→ **WHAT THE TASK ASKS**: Take every line where the string "seaborn" appears and copy it.

------------------------------------

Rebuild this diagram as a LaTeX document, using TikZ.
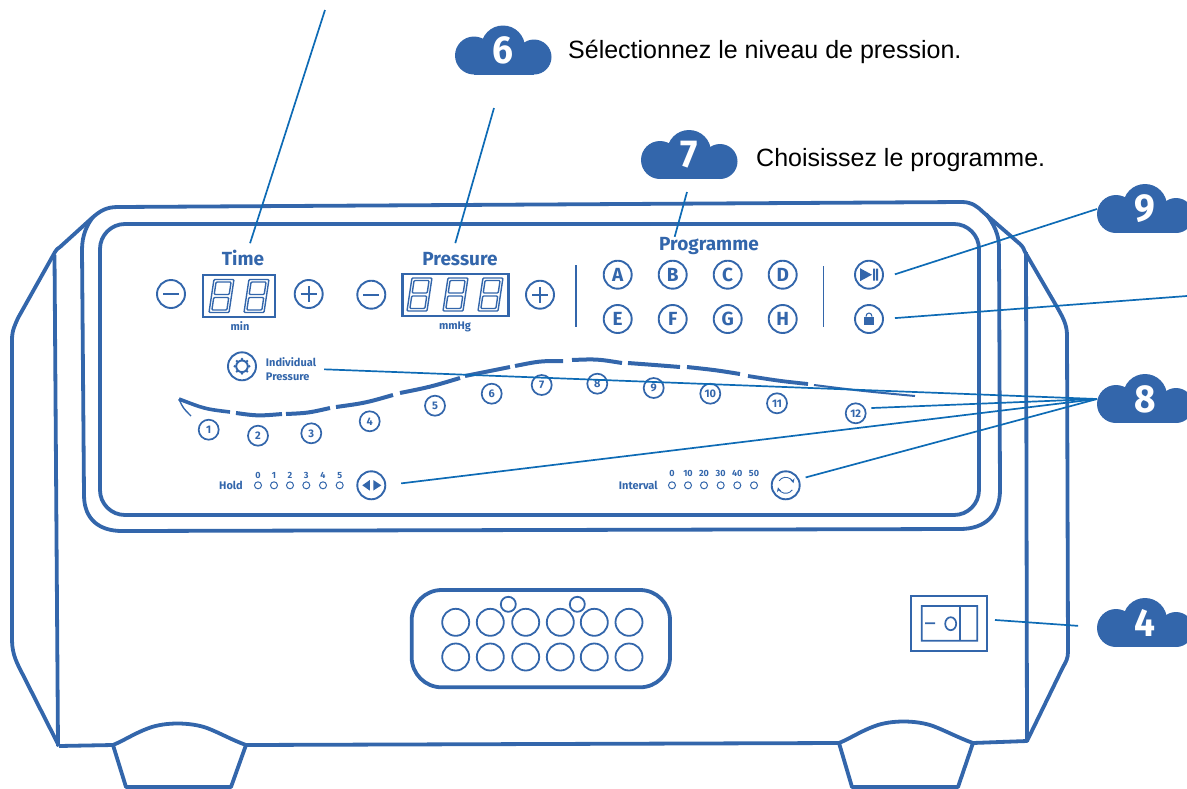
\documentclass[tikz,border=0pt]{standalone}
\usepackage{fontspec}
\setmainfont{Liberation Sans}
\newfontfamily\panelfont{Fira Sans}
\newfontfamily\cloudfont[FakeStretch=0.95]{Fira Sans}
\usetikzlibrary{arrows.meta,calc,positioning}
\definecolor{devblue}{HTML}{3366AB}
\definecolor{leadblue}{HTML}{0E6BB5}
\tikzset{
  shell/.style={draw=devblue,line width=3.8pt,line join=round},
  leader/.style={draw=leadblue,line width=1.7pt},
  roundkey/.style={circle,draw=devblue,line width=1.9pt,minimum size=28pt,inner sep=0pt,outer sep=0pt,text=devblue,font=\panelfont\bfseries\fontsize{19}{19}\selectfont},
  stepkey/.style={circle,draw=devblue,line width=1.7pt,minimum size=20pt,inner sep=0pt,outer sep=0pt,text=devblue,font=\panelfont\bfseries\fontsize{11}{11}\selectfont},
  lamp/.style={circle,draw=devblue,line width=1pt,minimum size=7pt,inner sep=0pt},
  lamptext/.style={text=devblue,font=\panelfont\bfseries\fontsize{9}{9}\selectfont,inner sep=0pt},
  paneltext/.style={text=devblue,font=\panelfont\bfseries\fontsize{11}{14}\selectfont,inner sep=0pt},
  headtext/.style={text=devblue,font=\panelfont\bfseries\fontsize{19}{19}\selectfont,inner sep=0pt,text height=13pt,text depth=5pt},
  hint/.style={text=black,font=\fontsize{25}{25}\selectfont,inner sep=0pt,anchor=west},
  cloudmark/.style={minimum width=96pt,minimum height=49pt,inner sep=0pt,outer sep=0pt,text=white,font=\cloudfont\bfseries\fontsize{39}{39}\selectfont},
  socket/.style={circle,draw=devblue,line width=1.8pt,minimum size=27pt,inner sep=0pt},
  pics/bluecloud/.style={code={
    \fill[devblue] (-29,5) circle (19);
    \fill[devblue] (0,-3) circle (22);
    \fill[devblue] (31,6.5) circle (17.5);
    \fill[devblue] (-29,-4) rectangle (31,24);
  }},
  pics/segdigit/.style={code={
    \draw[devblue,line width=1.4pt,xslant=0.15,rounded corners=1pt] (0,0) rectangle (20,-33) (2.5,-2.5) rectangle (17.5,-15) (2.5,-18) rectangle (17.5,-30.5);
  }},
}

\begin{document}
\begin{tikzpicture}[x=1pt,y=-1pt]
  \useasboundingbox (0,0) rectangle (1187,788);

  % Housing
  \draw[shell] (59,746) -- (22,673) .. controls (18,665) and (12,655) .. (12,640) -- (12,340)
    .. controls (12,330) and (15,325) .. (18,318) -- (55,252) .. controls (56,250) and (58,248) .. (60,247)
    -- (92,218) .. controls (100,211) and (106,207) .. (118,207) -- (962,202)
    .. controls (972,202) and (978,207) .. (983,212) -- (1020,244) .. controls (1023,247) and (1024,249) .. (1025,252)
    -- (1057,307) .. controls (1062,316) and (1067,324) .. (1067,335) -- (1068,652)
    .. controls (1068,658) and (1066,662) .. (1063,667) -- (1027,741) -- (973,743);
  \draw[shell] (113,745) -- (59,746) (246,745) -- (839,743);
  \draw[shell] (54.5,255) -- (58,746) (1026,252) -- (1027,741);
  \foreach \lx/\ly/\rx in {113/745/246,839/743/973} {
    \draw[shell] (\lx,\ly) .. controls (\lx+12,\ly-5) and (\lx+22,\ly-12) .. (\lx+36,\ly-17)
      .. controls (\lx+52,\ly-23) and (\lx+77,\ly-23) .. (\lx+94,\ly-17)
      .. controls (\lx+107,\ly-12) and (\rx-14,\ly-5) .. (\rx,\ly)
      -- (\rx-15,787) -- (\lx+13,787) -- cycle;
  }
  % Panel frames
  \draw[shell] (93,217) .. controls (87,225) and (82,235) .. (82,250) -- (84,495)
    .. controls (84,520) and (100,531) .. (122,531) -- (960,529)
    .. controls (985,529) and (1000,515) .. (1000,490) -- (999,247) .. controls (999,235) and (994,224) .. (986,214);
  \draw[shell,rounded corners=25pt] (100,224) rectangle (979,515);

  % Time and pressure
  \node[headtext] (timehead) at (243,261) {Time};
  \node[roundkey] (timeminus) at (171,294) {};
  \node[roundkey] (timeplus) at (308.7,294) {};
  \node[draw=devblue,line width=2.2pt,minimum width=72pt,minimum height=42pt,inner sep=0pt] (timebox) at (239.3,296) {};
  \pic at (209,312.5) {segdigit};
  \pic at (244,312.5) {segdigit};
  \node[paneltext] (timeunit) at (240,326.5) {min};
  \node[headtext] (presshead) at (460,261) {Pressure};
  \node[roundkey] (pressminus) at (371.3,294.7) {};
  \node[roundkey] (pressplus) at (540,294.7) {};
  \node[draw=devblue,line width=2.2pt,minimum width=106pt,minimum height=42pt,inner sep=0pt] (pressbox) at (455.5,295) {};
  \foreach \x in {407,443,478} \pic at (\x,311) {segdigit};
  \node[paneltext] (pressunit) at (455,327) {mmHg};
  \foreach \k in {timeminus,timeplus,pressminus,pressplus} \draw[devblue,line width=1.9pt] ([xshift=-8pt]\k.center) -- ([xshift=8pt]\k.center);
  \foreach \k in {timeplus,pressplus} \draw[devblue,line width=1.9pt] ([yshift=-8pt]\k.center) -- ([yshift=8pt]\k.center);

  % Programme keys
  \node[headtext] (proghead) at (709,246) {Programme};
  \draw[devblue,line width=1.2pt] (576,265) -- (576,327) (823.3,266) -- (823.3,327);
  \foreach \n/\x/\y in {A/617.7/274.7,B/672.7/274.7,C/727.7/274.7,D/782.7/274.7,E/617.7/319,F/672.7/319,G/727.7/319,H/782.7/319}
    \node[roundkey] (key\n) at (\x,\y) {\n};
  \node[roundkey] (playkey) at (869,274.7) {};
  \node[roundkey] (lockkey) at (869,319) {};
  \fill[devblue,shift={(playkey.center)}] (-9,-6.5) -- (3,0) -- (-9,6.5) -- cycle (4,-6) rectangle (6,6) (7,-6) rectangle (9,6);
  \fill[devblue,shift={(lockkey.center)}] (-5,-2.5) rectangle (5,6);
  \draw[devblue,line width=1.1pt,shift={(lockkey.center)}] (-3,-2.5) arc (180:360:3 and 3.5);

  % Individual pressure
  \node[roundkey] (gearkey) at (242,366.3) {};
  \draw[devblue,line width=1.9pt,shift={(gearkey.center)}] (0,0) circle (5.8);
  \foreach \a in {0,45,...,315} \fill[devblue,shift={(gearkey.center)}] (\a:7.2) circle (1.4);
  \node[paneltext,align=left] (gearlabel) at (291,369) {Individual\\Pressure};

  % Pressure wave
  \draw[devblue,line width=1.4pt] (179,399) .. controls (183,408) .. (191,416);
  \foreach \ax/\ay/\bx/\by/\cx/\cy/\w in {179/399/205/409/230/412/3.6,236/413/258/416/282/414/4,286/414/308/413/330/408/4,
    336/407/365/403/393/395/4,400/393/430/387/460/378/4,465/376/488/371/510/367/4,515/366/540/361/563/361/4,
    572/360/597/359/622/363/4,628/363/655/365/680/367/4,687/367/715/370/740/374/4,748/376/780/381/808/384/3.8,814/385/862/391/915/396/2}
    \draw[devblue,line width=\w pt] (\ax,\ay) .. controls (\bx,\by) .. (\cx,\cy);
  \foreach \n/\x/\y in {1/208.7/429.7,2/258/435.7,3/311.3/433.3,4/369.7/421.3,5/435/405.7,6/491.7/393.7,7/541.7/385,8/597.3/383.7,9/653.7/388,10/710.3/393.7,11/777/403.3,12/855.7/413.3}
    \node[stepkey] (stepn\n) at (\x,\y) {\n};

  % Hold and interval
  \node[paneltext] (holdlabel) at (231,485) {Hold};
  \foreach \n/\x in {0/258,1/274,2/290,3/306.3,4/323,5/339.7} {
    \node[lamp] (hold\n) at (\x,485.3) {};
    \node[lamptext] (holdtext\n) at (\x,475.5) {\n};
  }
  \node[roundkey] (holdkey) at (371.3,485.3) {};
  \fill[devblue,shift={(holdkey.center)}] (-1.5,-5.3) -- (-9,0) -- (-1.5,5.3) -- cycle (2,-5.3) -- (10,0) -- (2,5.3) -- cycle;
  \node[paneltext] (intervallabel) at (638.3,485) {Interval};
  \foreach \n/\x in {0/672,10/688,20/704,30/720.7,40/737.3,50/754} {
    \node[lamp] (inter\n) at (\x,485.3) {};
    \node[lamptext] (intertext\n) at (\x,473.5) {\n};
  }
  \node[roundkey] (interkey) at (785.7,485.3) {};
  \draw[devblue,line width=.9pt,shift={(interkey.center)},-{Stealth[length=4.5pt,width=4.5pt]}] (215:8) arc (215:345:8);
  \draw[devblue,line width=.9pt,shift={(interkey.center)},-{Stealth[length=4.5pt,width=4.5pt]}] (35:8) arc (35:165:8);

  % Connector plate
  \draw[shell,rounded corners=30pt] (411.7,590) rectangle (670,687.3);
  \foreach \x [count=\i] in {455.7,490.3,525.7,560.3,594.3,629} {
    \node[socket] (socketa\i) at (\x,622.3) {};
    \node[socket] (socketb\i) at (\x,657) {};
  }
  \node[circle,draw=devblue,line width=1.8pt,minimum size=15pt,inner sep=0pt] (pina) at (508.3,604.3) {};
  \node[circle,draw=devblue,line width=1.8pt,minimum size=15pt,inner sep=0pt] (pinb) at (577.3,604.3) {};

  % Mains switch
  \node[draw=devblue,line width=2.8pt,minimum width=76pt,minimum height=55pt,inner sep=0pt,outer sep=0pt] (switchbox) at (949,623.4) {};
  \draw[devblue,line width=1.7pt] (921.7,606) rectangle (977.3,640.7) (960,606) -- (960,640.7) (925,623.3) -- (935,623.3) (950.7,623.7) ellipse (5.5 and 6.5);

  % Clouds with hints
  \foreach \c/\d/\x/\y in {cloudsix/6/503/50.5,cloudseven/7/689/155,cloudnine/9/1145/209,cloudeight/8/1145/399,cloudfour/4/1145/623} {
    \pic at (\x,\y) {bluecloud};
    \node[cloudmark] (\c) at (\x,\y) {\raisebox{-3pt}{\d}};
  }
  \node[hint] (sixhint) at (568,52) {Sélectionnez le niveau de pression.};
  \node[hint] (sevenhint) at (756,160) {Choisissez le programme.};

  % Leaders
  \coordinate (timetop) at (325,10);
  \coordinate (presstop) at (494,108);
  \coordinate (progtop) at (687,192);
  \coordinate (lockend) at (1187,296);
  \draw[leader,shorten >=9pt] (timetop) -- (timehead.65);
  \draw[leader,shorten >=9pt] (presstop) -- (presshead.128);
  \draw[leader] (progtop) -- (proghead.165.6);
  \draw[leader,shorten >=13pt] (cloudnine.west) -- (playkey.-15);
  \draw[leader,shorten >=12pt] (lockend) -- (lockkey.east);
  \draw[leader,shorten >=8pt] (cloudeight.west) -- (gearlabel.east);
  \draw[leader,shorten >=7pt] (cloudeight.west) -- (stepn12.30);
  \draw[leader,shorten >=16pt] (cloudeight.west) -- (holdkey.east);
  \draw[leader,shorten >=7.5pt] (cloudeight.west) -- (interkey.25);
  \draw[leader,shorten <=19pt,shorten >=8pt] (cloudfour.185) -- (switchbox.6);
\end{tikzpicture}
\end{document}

------------------------------------

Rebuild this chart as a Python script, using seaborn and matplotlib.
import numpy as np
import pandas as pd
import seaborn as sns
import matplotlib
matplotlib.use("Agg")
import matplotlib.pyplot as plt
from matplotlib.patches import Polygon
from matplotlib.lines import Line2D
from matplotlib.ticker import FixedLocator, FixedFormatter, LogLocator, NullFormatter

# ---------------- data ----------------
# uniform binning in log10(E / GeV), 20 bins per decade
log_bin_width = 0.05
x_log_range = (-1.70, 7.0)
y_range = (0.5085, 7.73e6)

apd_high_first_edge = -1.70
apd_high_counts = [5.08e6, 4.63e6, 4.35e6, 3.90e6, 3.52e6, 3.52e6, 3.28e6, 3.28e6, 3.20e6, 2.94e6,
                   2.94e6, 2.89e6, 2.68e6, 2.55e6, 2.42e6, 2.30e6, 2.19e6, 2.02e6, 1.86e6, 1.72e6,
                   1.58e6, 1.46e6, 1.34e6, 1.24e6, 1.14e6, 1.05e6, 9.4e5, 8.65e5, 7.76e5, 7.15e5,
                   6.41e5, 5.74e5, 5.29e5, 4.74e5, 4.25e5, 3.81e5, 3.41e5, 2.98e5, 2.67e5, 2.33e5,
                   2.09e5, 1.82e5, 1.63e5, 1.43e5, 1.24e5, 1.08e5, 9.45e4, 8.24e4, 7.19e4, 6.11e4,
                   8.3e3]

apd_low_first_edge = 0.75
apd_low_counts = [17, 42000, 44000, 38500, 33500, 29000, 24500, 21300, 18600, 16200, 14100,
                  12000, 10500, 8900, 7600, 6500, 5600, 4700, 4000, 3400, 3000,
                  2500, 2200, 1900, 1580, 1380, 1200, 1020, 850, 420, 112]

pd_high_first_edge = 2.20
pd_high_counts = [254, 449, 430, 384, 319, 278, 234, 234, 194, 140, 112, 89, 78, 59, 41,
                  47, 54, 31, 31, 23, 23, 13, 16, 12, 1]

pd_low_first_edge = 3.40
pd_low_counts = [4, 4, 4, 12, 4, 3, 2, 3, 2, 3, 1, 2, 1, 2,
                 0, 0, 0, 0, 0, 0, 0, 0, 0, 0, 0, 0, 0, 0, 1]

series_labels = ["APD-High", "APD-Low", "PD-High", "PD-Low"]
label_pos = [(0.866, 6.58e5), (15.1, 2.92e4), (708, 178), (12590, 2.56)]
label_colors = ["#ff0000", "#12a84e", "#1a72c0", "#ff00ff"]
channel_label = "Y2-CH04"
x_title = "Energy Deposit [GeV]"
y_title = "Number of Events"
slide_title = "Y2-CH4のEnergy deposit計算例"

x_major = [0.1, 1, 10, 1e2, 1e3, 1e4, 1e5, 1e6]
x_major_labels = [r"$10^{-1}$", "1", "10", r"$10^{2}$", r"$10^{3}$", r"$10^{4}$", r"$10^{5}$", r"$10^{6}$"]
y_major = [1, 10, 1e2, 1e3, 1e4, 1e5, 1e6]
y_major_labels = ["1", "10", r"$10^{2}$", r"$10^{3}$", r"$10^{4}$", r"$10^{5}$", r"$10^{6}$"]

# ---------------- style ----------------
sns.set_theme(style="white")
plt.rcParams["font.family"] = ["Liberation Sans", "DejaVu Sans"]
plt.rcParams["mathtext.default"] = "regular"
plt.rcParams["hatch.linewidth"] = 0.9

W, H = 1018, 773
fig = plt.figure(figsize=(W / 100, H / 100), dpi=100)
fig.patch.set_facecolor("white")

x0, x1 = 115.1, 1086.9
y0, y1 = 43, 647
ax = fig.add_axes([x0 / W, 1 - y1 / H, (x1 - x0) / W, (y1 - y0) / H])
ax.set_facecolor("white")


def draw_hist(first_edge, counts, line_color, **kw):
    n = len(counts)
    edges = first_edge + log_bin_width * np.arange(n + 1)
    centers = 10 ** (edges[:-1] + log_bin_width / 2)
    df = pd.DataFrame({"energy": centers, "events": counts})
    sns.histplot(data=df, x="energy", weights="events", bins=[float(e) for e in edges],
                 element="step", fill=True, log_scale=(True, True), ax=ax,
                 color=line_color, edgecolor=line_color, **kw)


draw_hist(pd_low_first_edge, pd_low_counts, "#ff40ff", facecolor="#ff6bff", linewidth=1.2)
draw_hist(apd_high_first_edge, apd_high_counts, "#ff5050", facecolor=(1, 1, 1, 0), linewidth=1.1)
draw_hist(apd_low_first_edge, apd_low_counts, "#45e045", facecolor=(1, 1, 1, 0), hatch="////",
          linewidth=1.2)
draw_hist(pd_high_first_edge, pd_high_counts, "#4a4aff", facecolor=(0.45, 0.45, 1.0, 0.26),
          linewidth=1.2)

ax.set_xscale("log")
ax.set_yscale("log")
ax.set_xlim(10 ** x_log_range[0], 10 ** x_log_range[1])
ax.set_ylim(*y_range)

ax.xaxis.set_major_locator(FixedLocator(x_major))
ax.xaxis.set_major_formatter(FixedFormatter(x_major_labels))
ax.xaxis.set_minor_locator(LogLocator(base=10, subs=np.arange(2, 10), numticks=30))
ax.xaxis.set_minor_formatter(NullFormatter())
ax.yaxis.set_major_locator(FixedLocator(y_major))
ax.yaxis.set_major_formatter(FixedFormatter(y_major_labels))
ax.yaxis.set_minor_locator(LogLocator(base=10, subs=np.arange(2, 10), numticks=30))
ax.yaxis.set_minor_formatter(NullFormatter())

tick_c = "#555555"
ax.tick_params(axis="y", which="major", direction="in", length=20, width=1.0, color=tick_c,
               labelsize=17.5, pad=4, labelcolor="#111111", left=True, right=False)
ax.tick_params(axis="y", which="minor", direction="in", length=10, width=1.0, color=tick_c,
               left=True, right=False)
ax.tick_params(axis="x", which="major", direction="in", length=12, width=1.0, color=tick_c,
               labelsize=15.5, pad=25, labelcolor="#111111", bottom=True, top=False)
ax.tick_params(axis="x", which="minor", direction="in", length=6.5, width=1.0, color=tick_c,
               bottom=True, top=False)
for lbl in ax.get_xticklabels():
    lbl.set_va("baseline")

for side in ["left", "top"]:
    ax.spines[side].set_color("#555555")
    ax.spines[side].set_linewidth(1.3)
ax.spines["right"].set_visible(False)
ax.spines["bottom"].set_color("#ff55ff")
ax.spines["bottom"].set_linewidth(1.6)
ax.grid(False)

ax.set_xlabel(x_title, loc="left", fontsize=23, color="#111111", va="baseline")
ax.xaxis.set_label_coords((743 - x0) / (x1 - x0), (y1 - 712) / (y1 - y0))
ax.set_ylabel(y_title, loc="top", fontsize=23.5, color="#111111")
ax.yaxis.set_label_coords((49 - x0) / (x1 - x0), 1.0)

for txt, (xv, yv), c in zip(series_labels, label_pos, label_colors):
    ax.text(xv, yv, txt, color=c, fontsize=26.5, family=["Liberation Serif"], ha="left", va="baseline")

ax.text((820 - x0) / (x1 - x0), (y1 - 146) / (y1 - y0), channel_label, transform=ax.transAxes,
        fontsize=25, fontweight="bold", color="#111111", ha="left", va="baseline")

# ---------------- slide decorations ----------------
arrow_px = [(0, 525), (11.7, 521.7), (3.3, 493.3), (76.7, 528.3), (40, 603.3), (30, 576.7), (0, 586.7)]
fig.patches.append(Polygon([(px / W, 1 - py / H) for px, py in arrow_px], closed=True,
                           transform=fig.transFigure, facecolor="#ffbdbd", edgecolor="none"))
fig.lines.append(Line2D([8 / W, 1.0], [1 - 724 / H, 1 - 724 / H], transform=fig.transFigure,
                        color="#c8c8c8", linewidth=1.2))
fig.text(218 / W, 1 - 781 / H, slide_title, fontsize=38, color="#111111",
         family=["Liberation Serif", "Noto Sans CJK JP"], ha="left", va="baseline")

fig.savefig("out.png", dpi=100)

------------------------------------

→ **ANSWER TO THE EXERCISE**:
Rebuild this chart as a Python script, using seaborn and matplotlib.
import seaborn as sns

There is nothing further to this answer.